Monday, March 17, 2014

Group using prison labor tries to influence mandatory minimum bill

A group that uses prison labor to make money has appeared on lobby disclosure forms reviewed by Republic Report. Prison labor companies are attempting to influence a bill to reduce mandatory minimum sentencing .
The group is called the Correctional Vendors Association, an organization that represents companies that use prison labor to produce everything from furniture to clothing goods. CVA has spent $240,000 on lobbying over the past year, and forms show the organization is interested in shaping the outcome of the Justice Safety Valve Act, or S.619, a bill proposed Senators Patrick Leahy (D-VT) and Rand Paul (R-KY) to allow judges to impose a sentence below the mandatory minimum in certain drug-related cases.

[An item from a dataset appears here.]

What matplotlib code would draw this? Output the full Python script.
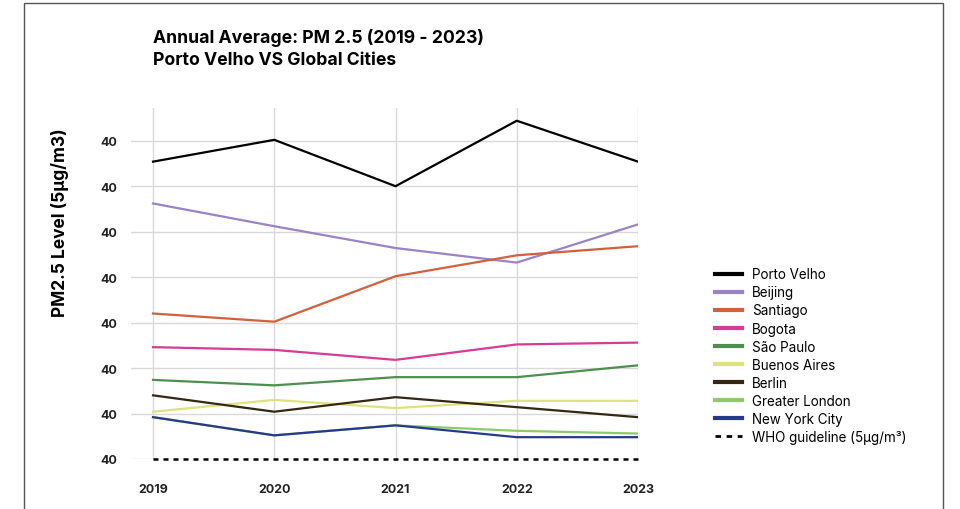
import matplotlib.pyplot as plt
from matplotlib.lines import Line2D
from matplotlib.patches import Rectangle

# ----- DATA -----
years = [2019, 2020, 2021, 2022, 2023]

porto_velho = [37.7, 40.1, 35.0, 42.2, 37.7]
beijing = [33.1, 30.6, 28.2, 26.6, 30.8]
santiago = [21.0, 20.1, 25.1, 27.4, 28.4]
bogota = [17.3, 17.0, 15.9, 17.6, 17.8]
sao_paulo = [13.7, 13.1, 14.0, 14.0, 15.3]
buenos_aires = [10.2, 11.5, 10.6, 11.4, 11.4]
berlin = [12.0, 10.2, 11.8, 10.7, 9.6]
greater_london = [9.6, 7.6, 8.7, 8.1, 7.8]
new_york = [9.6, 7.6, 8.7, 7.4, 7.4]
who_guideline = [5, 5, 5, 5, 5]

cities = ["Porto Velho", "Beijing", "Santiago", "Bogota", "São Paulo",
          "Buenos Aires", "Berlin", "Greater London", "New York City"]
series = [porto_velho, beijing, santiago, bogota, sao_paulo,
          buenos_aires, berlin, greater_london, new_york]
colors = ["#000000", "#9b82c6", "#d2603a", "#d63c95", "#4e8e4e",
          "#dde27c", "#352712", "#8ccb6c", "#263a8c"]

y_ticks = [5, 10, 15, 20, 25, 30, 35, 40]
y_tick_labels = ["40"] * len(y_ticks)

# ----- PLOT -----
plt.rcParams['font.family'] = ['Inter', 'DejaVu Sans']

fig = plt.figure(figsize=(9.6, 5.1), dpi=100)
ax = fig.add_axes([131 / 960, 1 - 460 / 510, (638 - 131) / 960, (460 - 109) / 510])

# outer frame
fig.patches.append(Rectangle((24 / 960, -0.01), (943 - 24) / 960, 1 - 4 / 510 + 0.01,
                             transform=fig.transFigure, fill=False,
                             edgecolor="#555555", linewidth=1))

# New York drawn last so it sits over London
for i, vals in enumerate(series):
    ax.plot(years, vals, color=colors[i], linewidth=1.6, zorder=3 + (i == 8))

ax.plot(years, who_guideline, color="black", linestyle=(0, (2, 2)), linewidth=1.8,
        zorder=5, clip_on=False)

ax.set_xlim(2019 - 22 / 121, 2023)
ax.set_ylim(5, 43.6)
ax.set_xticks(years)
ax.set_xticklabels([str(y) for y in years], fontsize=9, fontweight="bold", color="#222222")
ax.set_yticks(y_ticks)
ax.set_yticklabels(y_tick_labels, fontsize=9, fontweight="bold", color="#222222")
ax.tick_params(axis="x", length=0, pad=17)
ax.tick_params(axis="y", length=0, pad=10)
ax.grid(True, color="#d9d9d9", linewidth=1)
ax.set_axisbelow(True)
for s in ax.spines.values():
    s.set_visible(False)

ax.set_ylabel("PM2.5 Level (5µg/m3)", fontsize=12.5, fontweight="bold")
ax.yaxis.set_label_coords((69 - 131) / 507, (460 - 223) / 351)

fig.text(153 / 960, 1 - 49 / 510, "Annual Average: PM 2.5 (2019 - 2023)\nPorto Velho VS Global Cities",
         fontsize=12.7, fontweight="bold", va="center", ha="left", linespacing=1.45)

handles = [Line2D([0], [0], color=c, linewidth=3) for c in colors]
handles.append(Line2D([0], [0], color="black", linestyle=(0, (2, 2)), linewidth=2))
labels = cities + ["WHO guideline (5µg/m³)"]
fig.legend(handles, labels, loc="upper left", bbox_to_anchor=(710 / 960, 1 - 263 / 510),
           frameon=False, fontsize=9.7, handlelength=2.0, handletextpad=0.7,
           labelspacing=0.3, borderaxespad=0)

fig.savefig("out.png", dpi=100)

The prison labor group, which is managed and represented by a lobbying firm called the Leonard Group, has refused to answer multiple e-mails and phone calls from Republic Report which has attempted to reach the Leonard Group for comment since early January.

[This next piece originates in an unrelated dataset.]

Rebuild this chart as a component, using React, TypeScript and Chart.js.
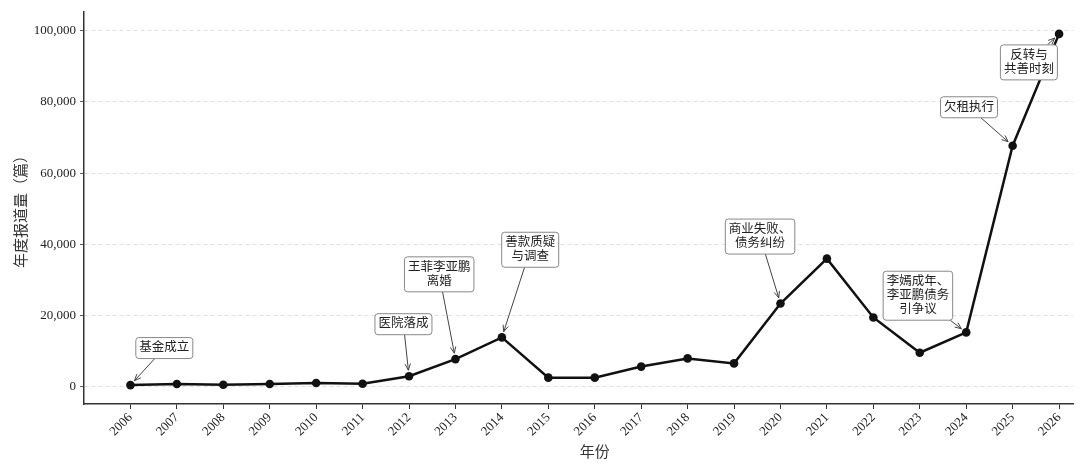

The Republic Report e-mailed every major group working to pass the Justice Safety Valve Act, and no one could tell us what the Correctional Vendors Association is up to.
“I don’t know its position, and I don’t know who they’ve been lobbying,” says Molly Gill, a lobbyist for Families Against Mandatory Minimums, when asked about the efforts of the Correctional Vendors Association.

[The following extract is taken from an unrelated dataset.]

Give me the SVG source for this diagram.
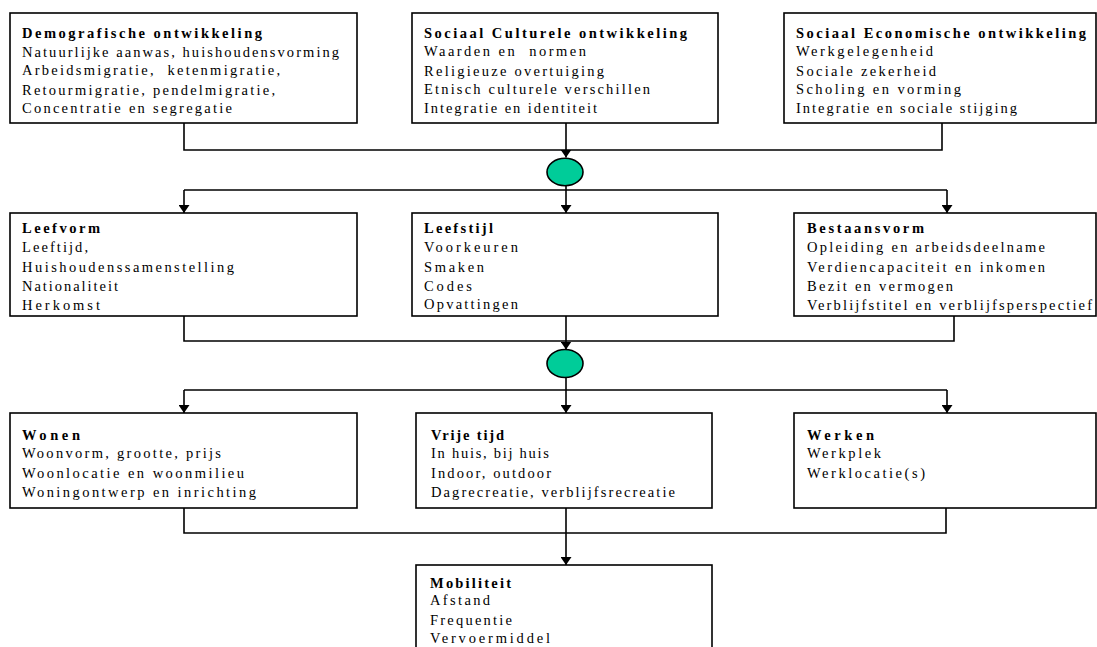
<svg xmlns="http://www.w3.org/2000/svg" width="1097" height="647" viewBox="0 0 1097 647">
<style>
.box{fill:#fff;stroke:#000;stroke-width:1.6}
.t{font-family:"Liberation Serif","Times New Roman",serif;font-size:14.5px;fill:#000}
.b{font-weight:bold}
.ln{fill:none;stroke:#000;stroke-width:1.6}
.arr{fill:none;stroke:#000;stroke-width:1.6;marker-end:url(#ah)}
.dot{fill:#00CC99;stroke:#000;stroke-width:1.6}
</style>
<defs>
<marker id="ah" viewBox="0 0 8 11" refX="8" refY="5.5" markerWidth="8" markerHeight="11" markerUnits="userSpaceOnUse" orient="auto">
<path d="M0,0 L8,5.5 L0,11 z" fill="#000"/>
</marker>
</defs>
<rect width="1097" height="647" fill="#fff"/>

<g id="connectors">
<polyline class="ln" points="184,123 184,150 942,150 942,123"/>
<line class="arr" x1="566" y1="123" x2="566" y2="157.5"/>
<line class="ln" x1="184" y1="190" x2="947" y2="190"/>
<line class="arr" x1="566" y1="185.5" x2="566" y2="213"/>
<line class="arr" x1="184" y1="190" x2="184" y2="213"/>
<line class="arr" x1="947" y1="190" x2="947" y2="213"/>
<polyline class="ln" points="184,316 184,341 954,341 954,316"/>
<line class="arr" x1="566" y1="316" x2="566" y2="349.5"/>
<line class="ln" x1="184" y1="390" x2="947" y2="390"/>
<line class="arr" x1="566" y1="377.5" x2="566" y2="413"/>
<line class="arr" x1="184" y1="390" x2="184" y2="413"/>
<line class="arr" x1="947" y1="390" x2="947" y2="413"/>
<polyline class="ln" points="184,508 184,533 946,533 946,508"/>
<line class="arr" x1="566" y1="508" x2="566" y2="565"/>
</g>

<g id="merge1"><ellipse class="dot" cx="565" cy="172" rx="18" ry="13.7"/></g>
<g id="merge2"><ellipse class="dot" cx="565" cy="363.5" rx="18" ry="14"/></g>

<g id="demografisch">
<rect class="box" x="10" y="13" width="347" height="110"/>
<text class="t b" x="22" y="38" textLength="240" lengthAdjust="spacing">Demografische ontwikkeling</text>
<text class="t" x="22" y="56.5" textLength="317" lengthAdjust="spacing">Natuurlijke aanwas, huishoudensvorming</text>
<text class="t" x="22" y="75" textLength="258" lengthAdjust="spacing" xml:space="preserve">Arbeidsmigratie,  ketenmigratie,</text>
<text class="t" x="22" y="94.5" textLength="253" lengthAdjust="spacing">Retourmigratie, pendelmigratie,</text>
<text class="t" x="22" y="113" textLength="210" lengthAdjust="spacing">Concentratie en segregatie</text>
</g>

<g id="sociaalcultureel">
<rect class="box" x="412" y="13" width="306" height="110"/>
<text class="t b" x="424" y="38" textLength="263" lengthAdjust="spacing">Sociaal Culturele ontwikkeling</text>
<text class="t" x="424" y="56" textLength="162" lengthAdjust="spacing" xml:space="preserve">Waarden en  normen</text>
<text class="t" x="424" y="76" textLength="180" lengthAdjust="spacing">Religieuze overtuiging</text>
<text class="t" x="424" y="94" textLength="226" lengthAdjust="spacing">Etnisch culturele verschillen</text>
<text class="t" x="424" y="113" textLength="173" lengthAdjust="spacing">Integratie en identiteit</text>
</g>

<g id="sociaaleconomisch">
<rect class="box" x="784" y="13" width="312" height="110"/>
<text class="t b" x="796" y="38" textLength="290" lengthAdjust="spacing">Sociaal Economische ontwikkeling</text>
<text class="t" x="796" y="56" textLength="137" lengthAdjust="spacing">Werkgelegenheid</text>
<text class="t" x="796" y="76" textLength="140" lengthAdjust="spacing">Sociale zekerheid</text>
<text class="t" x="796" y="94" textLength="165" lengthAdjust="spacing">Scholing en vorming</text>
<text class="t" x="796" y="113" textLength="221" lengthAdjust="spacing">Integratie en sociale stijging</text>
</g>

<g id="leefvorm">
<rect class="box" x="10" y="213" width="347" height="103"/>
<text class="t b" x="22" y="233" textLength="78" lengthAdjust="spacing">Leefvorm</text>
<text class="t" x="22" y="252" textLength="66" lengthAdjust="spacing">Leeftijd,</text>
<text class="t" x="22" y="272" textLength="212" lengthAdjust="spacing">Huishoudenssamenstelling</text>
<text class="t" x="22" y="291" textLength="96" lengthAdjust="spacing">Nationaliteit</text>
<text class="t" x="22" y="310" textLength="78" lengthAdjust="spacing">Herkomst</text>
</g>

<g id="leefstijl">
<rect class="box" x="412" y="213" width="306" height="103"/>
<text class="t b" x="424" y="233" textLength="69" lengthAdjust="spacing">Leefstijl</text>
<text class="t" x="424" y="252" textLength="94" lengthAdjust="spacing">Voorkeuren</text>
<text class="t" x="424" y="272" textLength="60" lengthAdjust="spacing">Smaken</text>
<text class="t" x="424" y="291" textLength="48" lengthAdjust="spacing">Codes</text>
<text class="t" x="424" y="309" textLength="94" lengthAdjust="spacing">Opvattingen</text>
</g>

<g id="bestaansvorm">
<rect class="box" x="794" y="213" width="302" height="103"/>
<text class="t b" x="807" y="233" textLength="117" lengthAdjust="spacing">Bestaansvorm</text>
<text class="t" x="807" y="252" textLength="238" lengthAdjust="spacing">Opleiding en arbeidsdeelname</text>
<text class="t" x="807" y="272" textLength="238" lengthAdjust="spacing">Verdiencapaciteit en inkomen</text>
<text class="t" x="807" y="291" textLength="146" lengthAdjust="spacing">Bezit en vermogen</text>
<text class="t" x="807" y="310" textLength="285" lengthAdjust="spacing">Verblijfstitel en verblijfsperspectief</text>
</g>

<g id="wonen">
<rect class="box" x="10" y="413" width="347" height="95"/>
<text class="t b" x="22" y="440" textLength="58" lengthAdjust="spacing">Wonen</text>
<text class="t" x="22" y="458" textLength="199" lengthAdjust="spacing">Woonvorm, grootte, prijs</text>
<text class="t" x="22" y="478" textLength="222" lengthAdjust="spacing">Woonlocatie en woonmilieu</text>
<text class="t" x="22" y="497" textLength="234" lengthAdjust="spacing">Woningontwerp en inrichting</text>
</g>

<g id="vrijetijd">
<rect class="box" x="416" y="413" width="296" height="95"/>
<text class="t b" x="431" y="440" textLength="73" lengthAdjust="spacing">Vrije tijd</text>
<text class="t" x="431" y="458" textLength="118" lengthAdjust="spacing">In huis, bij huis</text>
<text class="t" x="431" y="478" textLength="120" lengthAdjust="spacing">Indoor, outdoor</text>
<text class="t" x="431" y="497" textLength="244" lengthAdjust="spacing">Dagrecreatie, verblijfsrecreatie</text>
</g>

<g id="werken">
<rect class="box" x="794" y="413" width="302" height="95"/>
<text class="t b" x="807" y="440" textLength="67" lengthAdjust="spacing">Werken</text>
<text class="t" x="807" y="458" textLength="74" lengthAdjust="spacing">Werkplek</text>
<text class="t" x="807" y="478" textLength="118" lengthAdjust="spacing">Werklocatie(s)</text>
</g>

<g id="mobiliteit">
<rect class="box" x="416" y="565" width="296" height="100"/>
<text class="t b" x="430" y="588" textLength="81" lengthAdjust="spacing">Mobiliteit</text>
<text class="t" x="430" y="605" textLength="60" lengthAdjust="spacing">Afstand</text>
<text class="t" x="430" y="625" textLength="82" lengthAdjust="spacing">Frequentie</text>
<text class="t" x="430" y="643" textLength="120" lengthAdjust="spacing">Vervoermiddel</text>
</g>
</svg>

“Our government affairs counsel doesn’t recall running across these folks,” says Larry Akey of the Constitution Project.
Other groups working on mandatory minimum reform were similarly puzzled. “I do not know,” says Bill Piper of the Drug Policy Alliance. “Interesting that they would be lobbying on this though.”
“I don’t, Lee, but I bet we can both guess,” replied Thomas Sussman of the American Bar Association.